Они направились в небольшой уголок между кельями. Три скамейки полукругом и вездесущая статуя Андрасте по центру, и все это в окружении благоухающего цветника. Мать Ханна предложила ему сесть на одну из каменных лавочек. И он выбрал дальнюю, ту, что была напротив узкого выхода из закутка, вынуждая сурового храмовника встать спиной к выходу, не упуская Айнона из виду. Мать села рядом. Она была уже не молода, и ее карие глаза смотрели на него тепло и сострадательно. Вот только ему сострадание вообще было не нужно. Ни ее, ни чье-то еще. Какой толк от сострадания? Бессмысленное чувство.
- Простите, Мать Ханна, не мог бы он уйти? - Айнон бросил обеспокоенный взгляд на телохранителя.

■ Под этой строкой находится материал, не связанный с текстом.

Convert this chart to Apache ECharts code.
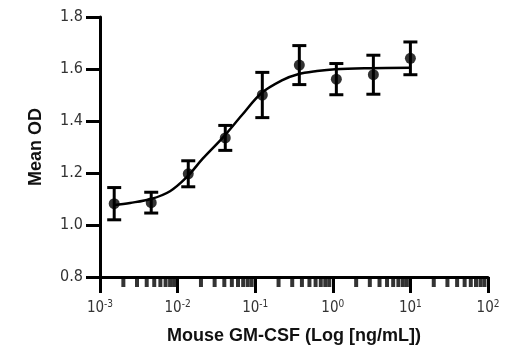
<!DOCTYPE html>
<html><head><meta charset="utf-8">
<script src="https://cdn.jsdelivr.net/npm/echarts@6/dist/echarts.min.js"></script>
<style>html,body{margin:0;padding:0;background:#fff}#c{width:520px;height:350px}</style>
</head><body><div id="c"></div>
<script>
// Measured points (concentration ng/mL, mean OD, error)
const concentrations = [0.001524, 0.004572, 0.01372, 0.04115, 0.1235, 0.3704, 1.111, 3.333, 10];
const meanOD = [1.082, 1.086, 1.197, 1.335, 1.500, 1.615, 1.561, 1.578, 1.641];
const errOD = [0.062, 0.040, 0.050, 0.048, 0.087, 0.075, 0.060, 0.075, 0.063];
// Fitted curve
const curveX = [0.00151, 0.00244, 0.00454, 0.00798, 0.0132, 0.0212, 0.0385, 0.0676, 0.119, 0.228, 0.356, 0.625, 1.07, 3.01, 10];
const curveY = [1.077, 1.085, 1.100, 1.130, 1.185, 1.256, 1.337, 1.423, 1.506, 1.558, 1.580, 1.592, 1.599, 1.603, 1.605];
// Axis ticks
const yTicks = [0.8, 1.0, 1.2, 1.4, 1.6, 1.8];
const xMinorTicks = [0.002,0.003,0.004,0.005,0.006,0.007,0.008,0.009,
  0.02,0.03,0.04,0.05,0.06,0.07,0.08,0.09,
  0.2,0.3,0.4,0.5,0.6,0.7,0.8,0.9,
  2,3,4,5,6,7,8,9,
  20,30,40,50,60,70,80,90];
const xTitle = 'Mouse GM-CSF (Log [ng/mL])';
const yTitle = 'Mean OD';

const FONT = '"DejaVu Sans Condensed", "Liberation Sans", sans-serif';
const TFONT = '"Liberation Sans", sans-serif';
const chart = echarts.init(document.getElementById('c'), null, {renderer: 'canvas'});
const pts = concentrations.map((c, i) => [c, meanOD[i]]);
const errData = concentrations.map((c, i) => [c, meanOD[i] - errOD[i], meanOD[i] + errOD[i]]);
const curve = curveX.map((x, i) => [x, curveY[i]]);

chart.setOption({
  animation: false,
  grid: {left: 100, right: 32, top: 17, bottom: 73},
  xAxis: {
    type: 'log', logBase: 10, min: 0.001, max: 100,
    name: xTitle, nameLocation: 'middle', nameGap: 50,
    nameTextStyle: {fontFamily: TFONT, fontWeight: 'bold', fontSize: 18, color: '#111'},
    axisLine: {onZero: false, lineStyle: {color: '#000', width: 3}},
    axisTick: {show: true, length: 16, lineStyle: {color: '#000', width: 3}},
    splitLine: {show: false},
    axisLabel: {
      margin: 22, color: '#333',
      formatter: v => '{b|10}{s|' + Math.round(Math.log10(v)) + '}',
      rich: {
        b: {fontFamily: FONT, fontSize: 15, color: '#333'},
        s: {fontFamily: FONT, fontSize: 10, color: '#333', verticalAlign: 'top', padding: [0, 0, 8, 0]}
      }
    }
  },
  yAxis: {
    type: 'value', min: 0.8, max: 1.8, interval: 0.2,
    name: yTitle, nameLocation: 'middle', nameGap: 55, nameRotate: 90,
    nameTextStyle: {fontFamily: TFONT, fontWeight: 'bold', fontSize: 18, color: '#111'},
    axisLine: {show: true, lineStyle: {color: '#000', width: 3}},
    axisTick: {show: true, length: 14, lineStyle: {color: '#000', width: 3}},
    splitLine: {show: false},
    axisLabel: {margin: 17, fontFamily: FONT, fontSize: 16, color: '#333', formatter: v => v.toFixed(1)}
  },
  series: [
    {
      type: 'scatter', silent: true, clip: false, z: 1,
      data: xMinorTicks.map(x => [x, yTicks[0]]),
      symbol: 'rect', symbolSize: [4, 10], symbolOffset: [0, 5],
      itemStyle: {color: '#000'}
    },
    {
      type: 'line', data: curve, smooth: 0.35, showSymbol: false, silent: true,
      lineStyle: {color: '#000', width: 2.5}, z: 2
    },
    {
      type: 'custom', data: errData, z: 3, silent: true,
      renderItem: (params, api) => {
        const x = api.value(0);
        const lo = api.coord([x, api.value(1)]);
        const hi = api.coord([x, api.value(2)]);
        const cw = 7;
        const st = {stroke: '#000', lineWidth: 3};
        return {type: 'group', children: [
          {type: 'line', shape: {x1: lo[0], y1: lo[1], x2: hi[0], y2: hi[1]}, style: st},
          {type: 'line', shape: {x1: lo[0]-cw, y1: lo[1], x2: lo[0]+cw, y2: lo[1]}, style: st},
          {type: 'line', shape: {x1: hi[0]-cw, y1: hi[1], x2: hi[0]+cw, y2: hi[1]}, style: st}
        ]};
      }
    },
    {
      type: 'scatter', data: pts, symbol: 'circle', symbolSize: 11, z: 4,
      itemStyle: {color: '#000'}
    }
  ]
});
</script></body></html>
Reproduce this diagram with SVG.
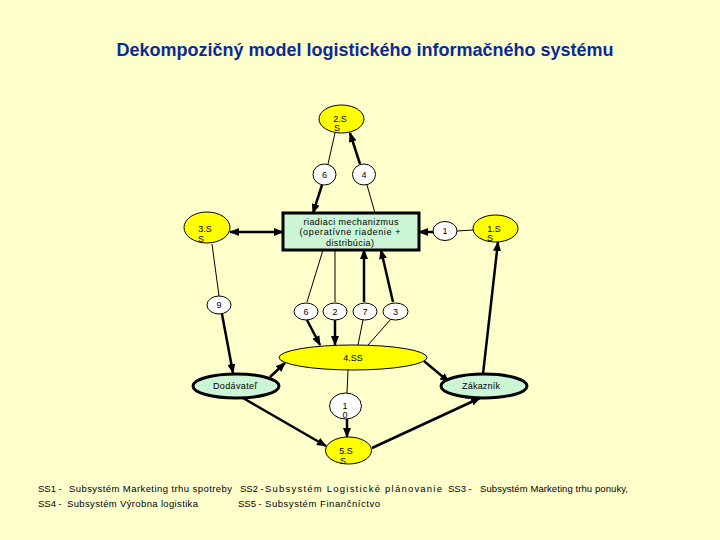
<svg xmlns="http://www.w3.org/2000/svg" width="720" height="540" viewBox="0 0 720 540">
<defs>
<marker id="ah" markerUnits="userSpaceOnUse" markerWidth="10" markerHeight="8" refX="9" refY="4" orient="auto-start-reverse">
<path d="M0,0 L10,4 L0,8 z" fill="#000"/>
</marker>
<style>
.thin{stroke:#000;stroke-width:1;fill:none}
.thick{stroke:#000;stroke-width:2.5;fill:none;marker-end:url(#ah)}
.yel{fill:#FFFF00;stroke:#000;stroke-width:1}
.wht{fill:#FFFFFF;stroke:#000;stroke-width:1}
.grn{fill:#CCF5D5;stroke:#000;stroke-width:3}
.t{font-family:"Liberation Sans",Arial,sans-serif;font-size:9px;fill:#000;text-anchor:middle}
.leg{font-family:"Liberation Sans",Arial,sans-serif;font-size:9.5px;fill:#000}
</style>
</defs>
<rect x="0" y="0" width="720" height="540" fill="#FFFFCC"/>
<text x="365" y="56" text-anchor="middle" font-family="Liberation Sans, Arial, sans-serif" font-weight="bold" font-size="18" fill="#0A2A96">Dekompozičný model logistického informačného systému</text>

<g id="connectors">
<line class="thin" x1="335" y1="133" x2="328" y2="164"/>
<line class="thick" x1="360" y1="164" x2="350" y2="133"/>
<line class="thick" x1="322" y1="185" x2="313" y2="213"/>
<line class="thin" x1="367" y1="185" x2="375" y2="213"/>
<line class="thick" x1="230" y1="232" x2="283" y2="232" marker-start="url(#ah)"/>
<line class="thick" x1="433" y1="232" x2="419" y2="232"/>
<line class="thin" x1="457" y1="231" x2="473" y2="230"/>
<line class="thin" x1="212" y1="244" x2="219" y2="296"/>
<line class="thick" x1="222" y1="314" x2="233" y2="373"/>
<line class="thin" x1="323" y1="250" x2="307" y2="302"/>
<line class="thin" x1="335" y1="250" x2="335" y2="302"/>
<line class="thick" x1="364" y1="302" x2="364" y2="250"/>
<line class="thick" x1="393" y1="302" x2="381" y2="250"/>
<line class="thick" x1="307" y1="320" x2="320" y2="345"/>
<line class="thick" x1="335" y1="320" x2="335" y2="345"/>
<line class="thin" x1="363" y1="320" x2="358" y2="345"/>
<line class="thin" x1="391" y1="319" x2="368" y2="345"/>
<line class="thick" x1="270" y1="377" x2="285" y2="363"/>
<line class="thick" x1="424" y1="361" x2="449" y2="382"/>
<line class="thick" x1="243" y1="398" x2="326" y2="446"/>
<line class="thick" x1="372" y1="448" x2="480" y2="398"/>
<line class="thick" x1="483" y1="374" x2="498" y2="242"/>
<line class="thin" x1="348" y1="370" x2="347" y2="393"/>
<line class="thick" x1="347" y1="419" x2="347" y2="437"/>
</g>

<g id="ss2"><ellipse class="yel" cx="341.5" cy="119" rx="22.5" ry="14"/><text class="t" x="340" y="122">2.S</text><text class="t" x="337" y="131">S</text></g>
<g id="n6a"><ellipse class="wht" cx="324.5" cy="174.5" rx="11.5" ry="10.5"/><text class="t" x="324.5" y="178">6</text></g>
<g id="n4"><ellipse class="wht" cx="364" cy="174.5" rx="11.5" ry="10.5"/><text class="t" x="364" y="178">4</text></g>
<g id="riadiaci"><rect class="grn" x="283" y="213" width="136" height="37"/><text class="t" x="351" y="225" textLength="95" lengthAdjust="spacing">riadiaci mechanizmus</text><text class="t" x="350" y="235" textLength="101" lengthAdjust="spacing">(operatívne riadenie +</text><text class="t" x="350" y="246" textLength="48" lengthAdjust="spacing">distribúcia)</text></g>
<g id="ss3"><ellipse class="yel" cx="207" cy="227.5" rx="23" ry="15.5"/><text class="t" x="205" y="232">3.S</text><text class="t" x="201" y="242">S</text></g>
<g id="n1"><ellipse class="wht" cx="445" cy="231" rx="12" ry="9.5"/><text class="t" x="445" y="234">1</text></g>
<g id="ss1"><ellipse class="yel" cx="495.5" cy="228.5" rx="22.5" ry="13.5"/><text class="t" x="494" y="232">1.S</text><text class="t" x="490" y="241">S</text></g>
<g id="n9"><ellipse class="wht" cx="219" cy="305" rx="12" ry="9"/><text class="t" x="219" y="308">9</text></g>
<g id="n6b"><ellipse class="wht" cx="306" cy="311.5" rx="12" ry="8.5"/><text class="t" x="306" y="315">6</text></g>
<g id="n2"><ellipse class="wht" cx="335" cy="311.5" rx="12" ry="8.5"/><text class="t" x="335" y="315">2</text></g>
<g id="n7"><ellipse class="wht" cx="365" cy="311.5" rx="12" ry="8.5"/><text class="t" x="365" y="315">7</text></g>
<g id="n3"><ellipse class="wht" cx="395.5" cy="311.5" rx="12.5" ry="8.5"/><text class="t" x="395.5" y="315">3</text></g>
<g id="ss4"><ellipse class="yel" cx="353" cy="357.5" rx="74" ry="12.5"/><text class="t" x="353" y="361">4.SS</text></g>
<g id="dodavatel"><ellipse class="grn" cx="236" cy="386" rx="43" ry="12"/><text class="t" x="235" y="389" textLength="44" lengthAdjust="spacing">Dodávateľ</text></g>
<g id="zakaznik"><ellipse class="grn" cx="484" cy="386" rx="43" ry="12"/><text class="t" x="481" y="389" textLength="38" lengthAdjust="spacing">Zákazník</text></g>
<g id="n10"><ellipse class="wht" cx="345.5" cy="406" rx="16" ry="13"/><text class="t" x="345" y="409">1</text><text class="t" x="345" y="418">0</text></g>
<g id="ss5"><ellipse class="yel" cx="348.5" cy="450.5" rx="23" ry="13.5"/><text class="t" x="346" y="454">5.S</text><text class="t" x="343" y="464">S</text></g>

<g id="legend">
<text class="leg" x="38" y="492">SS1 -</text>
<text class="leg" x="69" y="492" textLength="163" lengthAdjust="spacing">Subsystém Marketing trhu spotreby</text>
<text class="leg" x="240" y="492">SS2 -</text>
<text class="leg" x="265" y="492" textLength="177" lengthAdjust="spacing">Subsystém Logistické plánovanie</text>
<text class="leg" x="448" y="492">SS3 -</text>
<text class="leg" x="480" y="492" textLength="148" lengthAdjust="spacing">Subsystém Marketing trhu ponuky,</text>
<text class="leg" x="38" y="507">SS4 -</text>
<text class="leg" x="67" y="507" textLength="131" lengthAdjust="spacing">Subsystém Výrobna logistika</text>
<text class="leg" x="238" y="507">SS5 -</text>
<text class="leg" x="265" y="507" textLength="115" lengthAdjust="spacing">Subsystém Finančníctvo</text>
</g>
</svg>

- Керас - мой телохранитель, и он - храмовник, он ничего никому не расскажет, не нужно беспокоиться, - храмовник саркастично усмехнулся, и Айнон сделал вид, что не слышал его. - Итак, дитя, в чем ты хотел покаяться?
Она положила ладонь на его кисть, лежащую на коленях. Сухая старческая рука жгла своим теплом его кожу. Женщина улыбалась, весь ее вид был подобен святости невесты Создателя. С нее можно было лепить вечный, безликий образ Андрасте. До чего же все это бессмысленно… Все эти тепло и сострадание, не подкрепленные действием, они были обычной ложью. Сколько людей радостно обманываются ими? У нее были узкие запястья, хрупкие, как и все старческие кости. Она прожигала его своим пониманием и добротой, они жгли, но не были способны растопить.